In an interview with NBC News, Dr. Fiona Havers, formerly a CDC medical epidemiologist who oversaw the agency’s COVID-19 hospitalization but who resigned last year in protest of Kennedy’s ACIP appointees, called the CDC’s concerns politically motivated.

“I’m not saying that they haven’t stopped other publications or forced changes to them, but to wholesale stop this report from coming out, given that it is such a well-established platform and such a well-established methodology, does strike me as a new level of political interference into CDC’s scientific process,” Havers said.

But Brian Hooker, Ph.D., CHD chief scientific officer, said the CDC’s practices under previous administrations were the politically motivated ones, citing studies linking autism with the measles-mumps-rubella (MMR) vaccine and thimerosal — a mercury-based preservative — as examples.

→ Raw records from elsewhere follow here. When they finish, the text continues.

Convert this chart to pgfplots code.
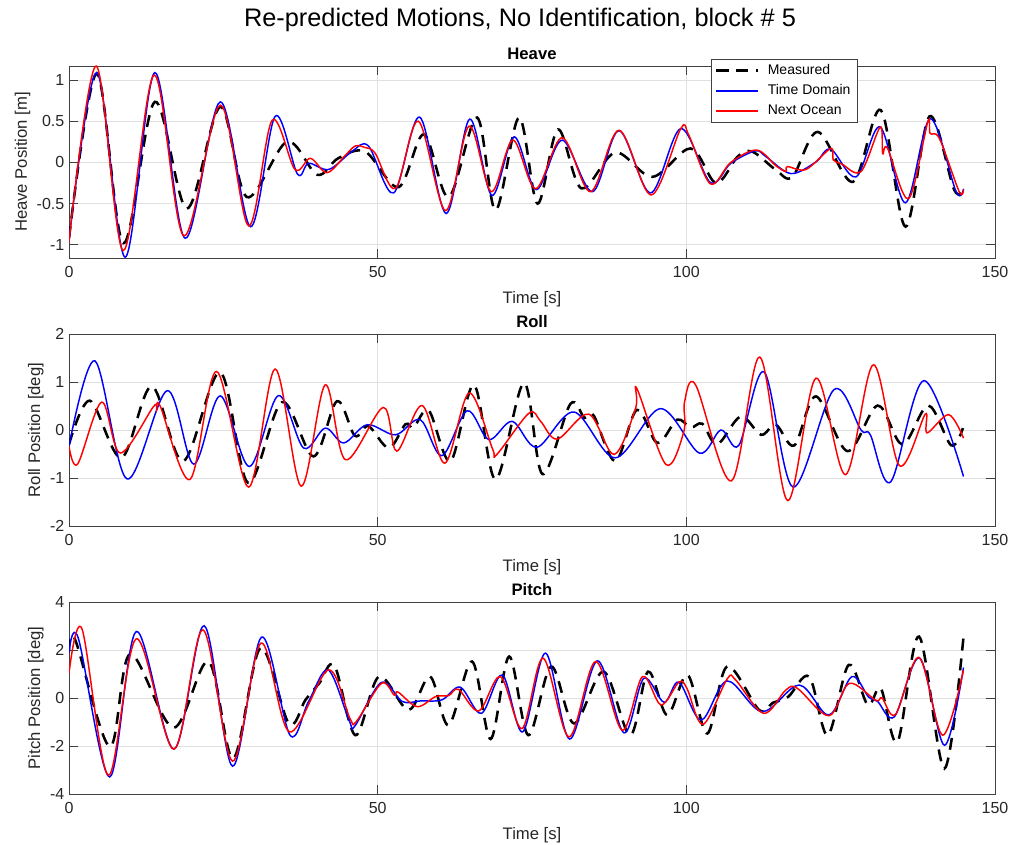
\documentclass[border=0pt]{standalone}
\usepackage{fontspec}
\setmainfont{Liberation Sans}
\usepackage{pgfplots}
\pgfplotsset{compat=1.18}
\begin{document}
\begin{tikzpicture}
\useasboundingbox (0,0) rectangle (757.5pt,-633.75pt);
\pgfplotsset{
 myax/.style={
  scale only axis, width=694.5pt, height=144pt,
  xmin=0, xmax=150, xtick={0,50,100,150},
  grid=major, major grid style={black!12, line width=0.5pt},
  axis line style={black!75, line width=0.6pt},
  tick align=inside, major tick length=6.5pt, tick style={black!75, line width=0.6pt},
  ticklabel style={font=\fontsize{12}{14}\selectfont, black!85},
  xticklabel style={yshift=-3pt},
  label style={font=\fontsize{12.5}{14}\selectfont, black!85},
  title style={font=\bfseries\fontsize{12.5}{14}\selectfont, yshift=-4.5pt},
  xlabel={Time [s]},
  xlabel style={yshift=-3pt},
  ylabel style={yshift=-2pt},
  /pgf/number format/assume math mode=true,
  anchor=north west,
 },
}
\node[font=\fontsize{19}{22}\selectfont, black] at (390pt,-15pt) {Re-predicted Motions, No Identification, block \# 5};

% ---------------- Heave ----------------
\begin{axis}[myax, at={(51.75pt,-49.5pt)},
  ymin=-1.16, ymax=1.17, ytick={-1,-0.5,0,0.5,1},
  title={Heave}, ylabel={Heave Position [m]},
  legend style={at={(rel axis cs:0.693,1.036)}, anchor=north west,
    font=\fontsize{10.5}{12}\selectfont, draw=black!75, row sep=2pt},
  legend cell align=left,
  legend image post style={xscale=1.8},
  ]
\addplot[black, line width=1.9pt, dash pattern=on 9pt off 6pt, smooth, tension=0.55, no markers] coordinates {(0,-0.92) (4.5,1.08) (8.8,-0.98) (13.9,0.735) (19.1,-0.56) (24.5,0.675) (28.8,-0.42) (35.3,0.25) (40.2,-0.15) (43.6,0.05) (48,0.13) (53.4,-0.3) (57.5,0.34) (61.5,-0.42) (66.1,0.545) (69.1,-0.58) (72.9,0.545) (75.9,-0.5) (79.2,0.4) (83.0,-0.315) (88.5,0.12) (94.5,-0.175) (100.7,0.17) (104.8,-0.25) (108.3,0.07) (110.7,0.13) (114.5,-0.09) (117.2,-0.175) (121.3,0.37) (127,-0.235) (131.5,0.635) (135.5,-0.78) (139.4,0.56) (143.4,-0.335) (145,-0.31)};
\addlegendentry{\hspace{5pt}Measured}
\addplot[blue, line width=1.1pt, smooth, tension=0.55, no markers] coordinates {(0,-0.94) (4.5,1.09) (9.1,-1.15) (13.9,1.09) (18.8,-0.92) (24.5,0.735) (29.4,-0.78) (33.4,0.56) (37.0,-0.14) (38.8,-0.01) (42.1,-0.085) (45.8,0.13) (48.5,0.2) (52.6,-0.37) (56.8,0.55) (61.1,-0.62) (64.9,0.525) (68.5,-0.40) (72.1,0.31) (75.7,-0.33) (79.9,0.27) (84.8,-0.355) (89.1,0.385) (94.2,-0.37) (99.1,0.41) (103.9,-0.245) (107.2,-0.01) (111.2,0.14) (112.9,0.07) (116.9,-0.135) (120.9,0) (123.4,0.16) (127.5,-0.175) (131.4,0.43) (135.5,-0.49) (139.5,0.53) (143.7,-0.355) (144.9,-0.32)};
\addlegendentry{\hspace{5pt}Time Domain\hspace{4pt}}
\addplot[red, line width=1.1pt, smooth, tension=0.55, no markers] coordinates {(0,-0.96) (4.4,1.17) (8.8,-1.07) (13.8,1.06) (18.6,-0.89) (24.5,0.695) (29.1,-0.77) (32.9,0.51) (36.6,-0.085) (39.1,0.05) (41.8,-0.125) (44.8,0.09) (46.4,0.2) (48,0.18) (49.6,0.11) (52.9,-0.315) (56.6,0.5) (61.0,-0.585) (64.8,0.44) (68.4,-0.355) (71.9,0.27) (75.6,-0.32) (79.9,0.3) (84.5,-0.355) (89.1,0.39) (94.3,-0.395) (99.1,0.41) (100.4,0.33) (103.9,-0.26) (107.2,0.0) (111.4,0.15) (114.5,-0.04) (116.1,-0.11) (116.4,-0.05) (119.4,-0.085) (123.4,0.17) (123.8,0.03) (125.2,-0.02) (128.3,-0.11) (131.4,0.43) (131.8,0.11) (132.6,0.17) (136,-0.44) (139.1,0.49) (139.5,0.35) (141,0.29) (144.2,-0.355) (144.9,-0.33)};
\addlegendentry{\hspace{5pt}Next Ocean}
\end{axis}

% ---------------- Roll ----------------
\begin{axis}[myax, at={(51.75pt,-250.5pt)},
  ymin=-2, ymax=2, ytick={-2,-1,0,1,2},
  title={Roll}, ylabel={Roll Position [deg]}]
\addplot[black, line width=1.9pt, dash pattern=on 9pt off 6pt, smooth, tension=0.55, no markers] coordinates {(0,-0.3) (3.4,0.61) (8.5,-0.58) (13.4,0.91) (18.5,-0.65) (24.5,1.2) (29,-1.1) (34.5,0.58) (39.6,-0.55) (43.4,0.6) (46.3,-0.12) (48.5,0.08) (51.8,-0.375) (54.5,0.12) (55.8,0.05) (58.3,0.4) (61.8,-0.65) (65.6,0.94) (69.1,-1.03) (73.7,0.98) (76.7,-0.92) (81.2,0.54) (83.5,0.25) (85,0.3) (88.5,-0.65) (92,0.42) (95.3,-0.27) (98.5,0.215) (100.7,0.05) (102.6,0.13) (105,-0.3) (108.8,0.28) (112.1,-0.1) (114.5,0.11) (117.5,-0.32) (121,0.7) (126.1,-0.44) (131,0.51) (135,-0.3) (139.2,0.51) (142.9,-0.32) (144.8,0.04)};
\addplot[blue, line width=1.1pt, smooth, tension=0.55, no markers] coordinates {(0,-0.34) (4.2,1.44) (9.4,-1.02) (15.9,0.82) (20.2,-0.71) (24.5,0.71) (29.2,-0.76) (33.9,0.715) (38.0,-0.375) (41.5,0.04) (44.5,-0.27) (48.3,0.11) (52.9,-0.1) (56.9,0.215) (60.4,-0.535) (64.5,0.4) (68,-0.2) (71.8,0.18) (75.8,-0.36) (81.8,0.375) (88.5,-0.58) (95.8,0.445) (102.1,-0.48) (105.6,0.0) (108.5,-0.32) (112.6,1.21) (117.3,-1.19) (123.9,0.84) (128.3,0.0) (129.8,-0.1) (133.1,-1.08) (138.5,1.03) (144.9,-0.97)};
\addplot[red, line width=1.1pt, smooth, tension=0.55, no markers] coordinates {(0,-0.34) (1.4,-0.71) (5.3,0.58) (8.3,-0.48) (13.7,0.49) (14.2,0.42) (14.8,0.49) (19.6,-1.03) (23.9,1.22) (29.1,-1.19) (33.4,1.27) (37.6,-1.17) (41.5,0.94) (44.8,-0.62) (50.9,0.47) (53.1,-0.44) (57.2,0.51) (60.9,-0.69) (64.8,0.77) (68.6,-0.39) (69.3,-0.51) (74.5,0.35) (76.4,0.18) (79.1,-0.19) (84.2,0.33) (88.3,-0.51) (91.8,0.46) (92.0,0.86) (96.7,-0.72) (99.6,-0.03) (99.7,0.58) (101.5,0.94) (107.3,-1.06) (111.9,1.52) (116.4,-1.47) (121,1.08) (125.8,-0.93) (130.3,1.36) (134.5,-0.74) (138.7,0.33) (139.0,-0.06) (142.5,0.32) (144.9,-0.17)};
\end{axis}

% ---------------- Pitch ----------------
\begin{axis}[myax, at={(51.75pt,-451.5pt)},
  ymin=-4, ymax=4, ytick={-4,-2,0,2,4},
  title={Pitch}, ylabel={Pitch Position [deg]}]
\addplot[black, line width=1.9pt, dash pattern=on 9pt off 6pt, smooth, tension=0.55, no markers] coordinates {(0,1.94) (1,2.43) (6.6,-2.03) (9.9,1.83) (16.9,-1.24) (22.6,1.52) (26.6,-2.52) (31,2.08) (35.6,-1.06) (38.3,-0.08) (40.5,0.6) (43,1.35) (46.4,-1.55) (50.2,0.89) (55,-0.5) (58.5,0.89) (61.5,-1.13) (65.3,1.52) (68.3,-1.71) (71.3,1.73) (74.4,-1.55) (78.1,1.31) (81.8,-1.06) (86.6,1.1) (90.9,-1.55) (93.8,1.1) (96.9,-0.71) (100.2,0.96) (103.4,-1.48) (106.6,1.31) (111.8,-0.5) (114,-0.2) (116.5,0.05) (119.9,0.89) (122.9,-1.55) (126.3,1.38) (129.4,-0.29) (131.5,0.4) (134.2,-1.83) (137.7,2.56) (141.8,-2.94) (144.9,2.56)};
\addplot[blue, line width=1.1pt, smooth, tension=0.55, no markers] coordinates {(0,1.87) (1.5,2.5) (6.6,-3.29) (10.9,2.77) (17,-2.13) (21.9,3.01) (26.5,-2.84) (31.2,2.54) (35.8,-1.55) (38.8,-0.15) (42,1.17) (45.4,-0.95) (46.3,-1.17) (50.6,0.65) (54,-0.15) (57,-0.12) (60.4,-0.08) (63.4,0.45) (66.8,-0.64) (70.2,0.96) (73.5,-1.41) (77.2,1.87) (81.1,-1.71) (85.6,1.55) (89.9,-1.45) (93.1,0.82) (96.4,-0.18) (98.8,0.66) (102.4,-0.92) (106.6,0.71) (112.3,-0.57) (118.3,0.54) (123.1,-0.71) (126.8,0.89) (129.5,0.05) (131,-0.15) (133.7,-0.78) (137.8,1.66) (141.8,-1.97) (144.9,1.27)};
\addplot[red, line width=1.1pt, smooth, tension=0.55, no markers] coordinates {(0,1.03) (2.1,2.88) (6.4,-3.22) (10.9,2.47) (17,-2.13) (21.7,2.84) (26.5,-2.63) (31.1,2.29) (35.7,-1.41) (42,1.17) (45.5,-0.85) (46.6,-0.96) (50.6,0.61) (52.7,0.12) (53.3,0.25) (56.4,-0.36) (59.4,0.06) (61.5,0.1) (63.1,0.36) (66.4,-0.54) (69.9,0.89) (73.4,-1.27) (76.8,1.66) (81,-1.62) (85.3,1.52) (89.6,-1.34) (92.9,0.89) (95.9,-0.29) (98.8,0.66) (100.1,0.4) (102.7,-1.1) (106.6,0.79) (108,0.75) (112.5,-0.64) (116.1,0.33) (118,0.4) (123.1,-0.74) (126.4,0.61) (130.7,-0.1) (131.7,0.0) (133.9,-0.68) (137.7,1.69) (141.5,-1.55) (144.9,1.17)};
\end{axis}
\end{tikzpicture}
\end{document}
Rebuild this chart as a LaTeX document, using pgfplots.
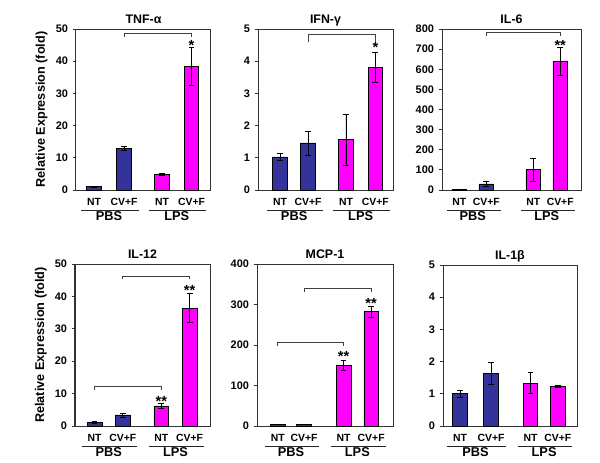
\documentclass[border=0pt]{standalone}
\usepackage{fontspec}
\setmainfont{Liberation Sans}
\usepackage{pgfplots}
\pgfplotsset{compat=1.18}
\definecolor{barblue}{RGB}{51,51,153}
\definecolor{barmag}{RGB}{255,0,255}
\newcommand\tickfont{\fontsize{8.2}{9.6}\selectfont\bfseries}
\newcommand\xfont{\fontsize{7.8}{9.4}\selectfont\bfseries}
\newcommand\titlefont{\fontsize{9.3}{11}\selectfont\bfseries}
\newcommand\ylabfont{\fontsize{9.5}{11}\selectfont\bfseries}
\newcommand\groupfont{\fontsize{9.6}{11}\selectfont\bfseries}
\newcommand\starfont{\fontsize{11}{12}\selectfont\bfseries}
% group lines and labels: #1,#2 PBS bar positions, #3 midpoint; #4,#5 LPS, #6 midpoint
\newcommand\groups[6]{%
  \draw[line width=1pt, black!85] ([xshift=-9.5pt,yshift=-15.5pt]axis cs:#1,0) -- ([xshift=11pt,yshift=-15.5pt]axis cs:#2,0);
  \draw[line width=1pt, black!85] ([xshift=-9.5pt,yshift=-15.5pt]axis cs:#4,0) -- ([xshift=11pt,yshift=-15.5pt]axis cs:#5,0);
  \node[font=\groupfont, anchor=base, inner sep=0pt] at ([yshift=-23pt]axis cs:#3,0) {PBS};
  \node[font=\groupfont, anchor=base, inner sep=0pt] at ([yshift=-23pt]axis cs:#6,0) {LPS};
}
% bracket: from x #1 to x #2, at height #3, ends down to #4
\newcommand\bracket[4]{%
  \draw[line width=0.7pt, black!75] (axis cs:#1,#4) -- (axis cs:#1,#3) -- (axis cs:#2,#3) -- (axis cs:#2,#4);
}
\newcommand\stars[3]{%
  \node[font=\starfont, anchor=base, inner sep=0pt] at (axis cs:#1,#2) {#3};
}
\newcommand\ylab{%
  \node[rotate=90, anchor=base, font=\ylabfont, inner sep=0pt] at ([xshift=-23.25pt]rel axis cs:0,0.5) {Relative Expression (fold)};
}
\pgfplotsset{
  every axis title/.style={at={(0.5,1)}, anchor=base, yshift=4.3pt, inner sep=0pt, font=\titlefont},
  panel/.style={
    scale only axis, anchor=south west, clip=false,
    ybar, ymin=0,
    axis line style={draw=black!80, line width=0.75pt},
    tick align=outside, ytick pos=left, xtick pos=bottom,
    major tick length=2.5pt,
    tick style={black!80, line width=0.6pt},
    xtick style={draw=none},
    xticklabels={NT,CV+F,NT,CV+F},
    xticklabel style={font=\xfont, anchor=base, yshift=-8.75pt, inner sep=0pt},
    yticklabel style={font=\tickfont},
    /pgf/number format/assume math mode=true,
  },
  errs/.style={error bars/.cd, y dir=both, y explicit,
    error bar style={black, line width=0.6pt},
    error mark options={rotate=90, mark size=2.2pt, black, line width=0.6pt}},
  bluebar/.style={fill=barblue, draw=black, line width=0.5pt, bar width=11pt, bar shift=0pt, errs},
  magbar/.style={fill=barmag, draw=black, line width=0.5pt, bar width=11pt, bar shift=0pt, errs},
}
\begin{document}
\begin{tikzpicture}
\useasboundingbox (0,0) rectangle (450pt,346.5pt);
% ---------- TNF-alpha
\begin{axis}[panel, at={(57pt,204pt)}, width=101.25pt, height=120.75pt,
  xmin=-0.6, xmax=3.9, xtick={0,1,2.27,3.25},
  ymax=50, ytick={0,10,...,50}, title={TNF-α}]
\addplot[bluebar] coordinates {(0,1.0) +- (0,0.2) (1,12.9) +- (0,0.5)};
\addplot[magbar] coordinates {(2.27,4.8) +- (0,0.25) (3.25,38.5) +- (0,5.9)};
\bracket{1}{3.25}{48.7}{47.6}
\stars{3.25}{43.4}{*}
\groups{0}{1}{0.5}{2.27}{3.25}{2.76}
\ylab
\end{axis}
% ---------- IFN-gamma
\begin{axis}[panel, at={(193.5pt,204pt)}, width=101.25pt, height=120.75pt,
  xmin=-0.79, xmax=4.03, xtick={0,1,2.35,3.4},
  ymax=5, ytick={0,1,...,5}, title={IFN-γ}]
\addplot[bluebar] coordinates {(0,1.03) +- (0,0.12) (1,1.46) +- (0,0.37)};
\addplot[magbar] coordinates {(2.35,1.56) +- (0,0.8) (3.4,3.8) +- (0,0.47)};
\bracket{1}{3.4}{4.84}{4.6}
\stars{3.4}{4.26}{*}
\groups{0}{1}{0.5}{2.35}{3.4}{2.875}
\end{axis}
% ---------- IL-6
\begin{axis}[panel, at={(331.5pt,204pt)}, width=104.25pt, height=120.75pt,
  xmin=-0.64, xmax=4.51, xtick={0,1,2.74,3.74},
  ymax=800, ytick={0,100,...,800}, title={IL-6}]
\addplot[bluebar] coordinates {(0,1) +- (0,0) (1,30) +- (0,12)};
\addplot[magbar] coordinates {(2.74,101) +- (0,58) (3.74,640) +- (0,70)};
\bracket{1}{3.74}{783}{765}
\stars{3.74}{692}{**}
\groups{0}{1}{0.5}{2.74}{3.74}{3.24}
\end{axis}
% ---------- IL-12
\begin{axis}[panel, at={(56.25pt,27pt)}, width=101.25pt, height=121.5pt,
  xmin=-0.69, xmax=4.08, xtick={0,1,2.36,3.36},
  ymax=50, ytick={0,10,...,50}, title={IL-12}]
\addplot[bluebar] coordinates {(0,1.0) +- (0,0.3) (1,3.4) +- (0,0.6)};
\addplot[magbar] coordinates {(2.36,6.2) +- (0,0.7) (3.36,36.4) +- (0,4.5)};
\bracket{1}{3.36}{46.3}{45.3}
\bracket{0}{2.36}{12.3}{11.2}
\stars{3.36}{40.2}{**}
\stars{2.36}{5.9}{**}
\groups{0}{1}{0.5}{2.36}{3.36}{2.86}
\ylab
\end{axis}
% ---------- MCP-1
\begin{axis}[panel, at={(192.75pt,27pt)}, width=102pt, height=121.5pt,
  xmin=-0.79, xmax=4.38, xtick={0,1,2.5,3.55},
  ymax=400, ytick={0,100,...,400}, title={MCP-1}]
\addplot[bluebar] coordinates {(0,3) +- (0,0) (1,4) +- (0,0)};
\addplot[magbar] coordinates {(2.5,150) +- (0,12) (3.55,282) +- (0,14)};
\bracket{1}{3.55}{339}{330}
\bracket{0}{2.5}{207}{198}
\stars{3.55}{289}{**}
\stars{2.5}{159}{**}
\groups{0}{1}{0.5}{2.5}{3.55}{3.025}
\end{axis}
% ---------- IL-1beta
\begin{axis}[panel, at={(332.25pt,27pt)}, width=100.5pt, height=120.75pt,
  xmin=-0.55, xmax=3.77, xtick={0,1,2.27,3.15},
  ymax=5, ytick={0,1,...,5}, title={IL-1β}]
\addplot[bluebar] coordinates {(0,1.0) +- (0,0.12) (1,1.64) +- (0,0.35)};
\addplot[magbar] coordinates {(2.27,1.33) +- (0,0.33) (3.15,1.23) +- (0,0.02)};
\groups{0}{1}{0.5}{2.27}{3.15}{2.71}
\end{axis}
\end{tikzpicture}
\end{document}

“We have a historically one-sided CDC that produces ‘Johnny One-Note’ studies lauding the benefits of vaccines, but when they get called on it by their new management, they whine like little babies,” Hooker said.

In his op-ed, Bhattacharya said he has called for the development of a peer-reviewed CDC journal, to operate separately from MMWR, “to complement it and elevate scientific rigor across all CDC publications.”

“Peer review remains the gold standard because it subjects findings to independent scrutiny, forces transparency about limitations and strengthens confidence in the results,” Bhattacharya wrote.

But some suggested that transparency on the part of federal health agencies should also include the publication of flawed papers.

Daniel O’Connor, founder and CEO of TrialSite News, told The Defender, “Science does not lose credibility because it is imperfect. It loses credibility when institutions hide the imperfections from public view. In a post-pandemic world, transparency is no longer optional — it is the price of trust.”